No Auto do Corpo de Delito, os oficiais declaram sobre o cadáver do delegado: – que a parte de traz do corpo nada havia de sinais de luta. Na frente (tórax, braços e cabeça) sinais de equimoses e luxações. O exame da residência também confirma o que disse acima.
A lista de acusados é enorme e aquele que é o mais indicado como culpado pela morte, é o Dr. James Warne (americano, naturalizado). Os fazendeiros contratam então, o melhor advogado do Estado de São Paulo, Dr. Brasilio Machado, pela quantia de 100 contos de réis. Como ele é o melhor, consegue fazer com que nenhum dos acusados seja condenado, por falta de provas em todos os quesitos. A Justiça local declara inocentes a todos e expede o alvará de soltura, indica o tesouro municipal para pagar as custas do processo, encerrando assim o julgamento. No museu encontramos cópias de dois volumes do processo que estão em bom estado.
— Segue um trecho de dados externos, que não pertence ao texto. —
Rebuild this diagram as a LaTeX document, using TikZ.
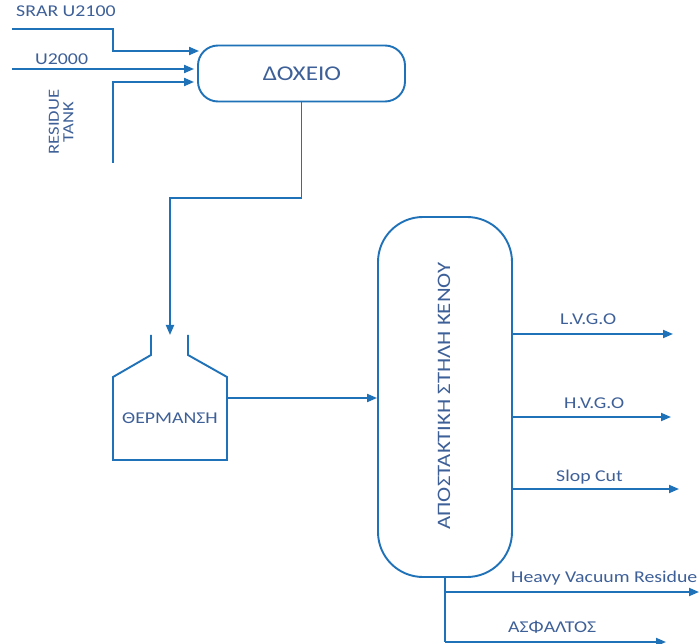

Na Câmara de Penha (Itapira) pela ata de 18 de fevereiro de 1888, é dada a noticia da morte de Joaquim Firmino com pesar e solicitado ao presidente que ative o serviço de iluminação pública até o final da madrugada, pois, a população está atônita e apreensiva quanto a novas desordens. É conhecido também o nome da pessoa que irá substituir o delegado morto, Major Guilherme Jose do Nascimento. Dois anos depois, em 1890, acontece a solicitação da mudança do nome da cidade. Esse episódio foi explorado pelo lado abolicionista (imprensa, anti-monarquistas e intelectuais) de forma muito intensa. Como a morte de João Pessoa, por motivos pessoais, foi o motor da revolução do período Vargas, aqui também a morte de Joaquim Firmino cumpriu um propósito mais alto, que era a luta pela libertação dos escravos. Toda a imprensa noticiou o crime. Noticiou o julgamento. O Dr. Brasilio Machado viu seu nome ser acachapado, denegrido, ridicularizado por ser o defensor de um bando de sicários. Joaquim Firmino pode ser considerado Martir da Abolição de Itapira porque após ter enfrentado e desafiado a toda uma comunidade escravagista, abrigado os escravos em sua casa e ajudando-os a escapar da cidade, recebeu o prêmio aos mártires reservado, a morte. Nomes como: Francisco Rangel Pestana, Angelo Agostini, José do Patrocinio, Joaquim Nabuco, João Mendes Jr, Jose Maria dos Santos, Lavinia Rocha Alvares Pessoa, Luiz Francisquini relataram de todas as formas os acontecimentos. No dia 13 de maio de 1888, é assinada a lei que liberta totalmente os escravos no Brasil. Em Mogi Mirim, além do sepultamento com presença de grande público e comoção geral, as homenagens ao delegado-martir foram muitas. Foi dado seu nome a uma rua importante naquela cidade e, em nossos dias possui um centro de preservação de sua memória. Jacomo Mandatto aqui , conseguiu nominar uma rua do Jardim Soares e inaugurou um pedestal na praça da Mãe Negra no centenário de sua morte. É merecido o título de mártir, pois, morreu em conseqüência de falar e agir, como abolicionista.